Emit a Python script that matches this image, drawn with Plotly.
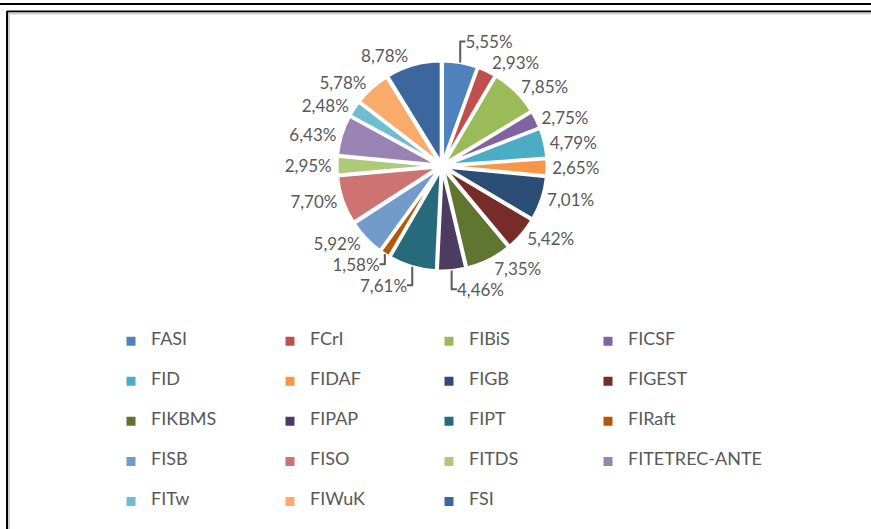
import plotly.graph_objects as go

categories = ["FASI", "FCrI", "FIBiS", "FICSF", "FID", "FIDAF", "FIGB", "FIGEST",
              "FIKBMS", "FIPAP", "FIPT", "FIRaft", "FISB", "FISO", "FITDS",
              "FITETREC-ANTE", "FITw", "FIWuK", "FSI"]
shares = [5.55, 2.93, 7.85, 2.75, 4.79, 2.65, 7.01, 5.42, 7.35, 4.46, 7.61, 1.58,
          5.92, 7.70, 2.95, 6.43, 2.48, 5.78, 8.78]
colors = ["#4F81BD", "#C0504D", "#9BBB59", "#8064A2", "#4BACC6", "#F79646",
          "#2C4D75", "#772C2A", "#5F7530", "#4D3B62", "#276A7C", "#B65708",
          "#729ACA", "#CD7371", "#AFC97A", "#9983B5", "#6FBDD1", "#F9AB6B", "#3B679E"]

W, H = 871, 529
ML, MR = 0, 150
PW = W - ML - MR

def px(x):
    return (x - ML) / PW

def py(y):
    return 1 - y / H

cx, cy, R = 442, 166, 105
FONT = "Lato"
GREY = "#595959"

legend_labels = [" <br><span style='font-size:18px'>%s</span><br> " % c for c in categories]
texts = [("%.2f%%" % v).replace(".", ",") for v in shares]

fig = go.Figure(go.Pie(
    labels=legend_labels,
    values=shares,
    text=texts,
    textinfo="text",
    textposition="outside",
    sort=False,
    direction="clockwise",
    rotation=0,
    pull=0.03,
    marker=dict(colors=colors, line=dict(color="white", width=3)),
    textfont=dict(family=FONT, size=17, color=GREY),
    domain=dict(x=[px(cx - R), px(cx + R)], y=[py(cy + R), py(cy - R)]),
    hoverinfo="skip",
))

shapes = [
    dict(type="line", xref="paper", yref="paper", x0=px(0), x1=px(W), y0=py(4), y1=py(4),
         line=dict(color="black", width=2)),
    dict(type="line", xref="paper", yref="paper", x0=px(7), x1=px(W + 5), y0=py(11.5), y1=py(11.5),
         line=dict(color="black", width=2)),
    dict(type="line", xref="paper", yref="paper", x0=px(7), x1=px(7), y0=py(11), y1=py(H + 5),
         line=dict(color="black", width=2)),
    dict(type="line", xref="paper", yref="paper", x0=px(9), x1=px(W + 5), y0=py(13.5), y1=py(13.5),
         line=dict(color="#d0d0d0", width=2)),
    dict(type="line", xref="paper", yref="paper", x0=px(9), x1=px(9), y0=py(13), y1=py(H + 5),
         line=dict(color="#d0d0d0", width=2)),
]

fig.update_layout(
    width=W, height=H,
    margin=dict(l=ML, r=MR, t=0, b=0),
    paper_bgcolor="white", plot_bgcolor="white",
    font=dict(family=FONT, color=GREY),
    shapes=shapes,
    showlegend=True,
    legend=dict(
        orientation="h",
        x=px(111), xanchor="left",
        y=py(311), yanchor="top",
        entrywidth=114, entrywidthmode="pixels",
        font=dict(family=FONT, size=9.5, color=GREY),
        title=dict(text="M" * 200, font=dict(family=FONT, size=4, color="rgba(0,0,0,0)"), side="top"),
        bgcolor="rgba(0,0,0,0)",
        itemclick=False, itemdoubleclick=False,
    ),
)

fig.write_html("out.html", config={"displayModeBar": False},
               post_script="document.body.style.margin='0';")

──────────

Your task is to reproduce exactly the lines from the start of the data above through the line containing "return 1 - y / H", leaving every picture out.

Emit a Python script that matches this image, drawn with Plotly.
import plotly.graph_objects as go

categories = ["FASI", "FCrI", "FIBiS", "FICSF", "FID", "FIDAF", "FIGB", "FIGEST",
              "FIKBMS", "FIPAP", "FIPT", "FIRaft", "FISB", "FISO", "FITDS",
              "FITETREC-ANTE", "FITw", "FIWuK", "FSI"]
shares = [5.55, 2.93, 7.85, 2.75, 4.79, 2.65, 7.01, 5.42, 7.35, 4.46, 7.61, 1.58,
          5.92, 7.70, 2.95, 6.43, 2.48, 5.78, 8.78]
colors = ["#4F81BD", "#C0504D", "#9BBB59", "#8064A2", "#4BACC6", "#F79646",
          "#2C4D75", "#772C2A", "#5F7530", "#4D3B62", "#276A7C", "#B65708",
          "#729ACA", "#CD7371", "#AFC97A", "#9983B5", "#6FBDD1", "#F9AB6B", "#3B679E"]

W, H = 871, 529
ML, MR = 0, 150
PW = W - ML - MR

def px(x):
    return (x - ML) / PW

def py(y):
    return 1 - y / H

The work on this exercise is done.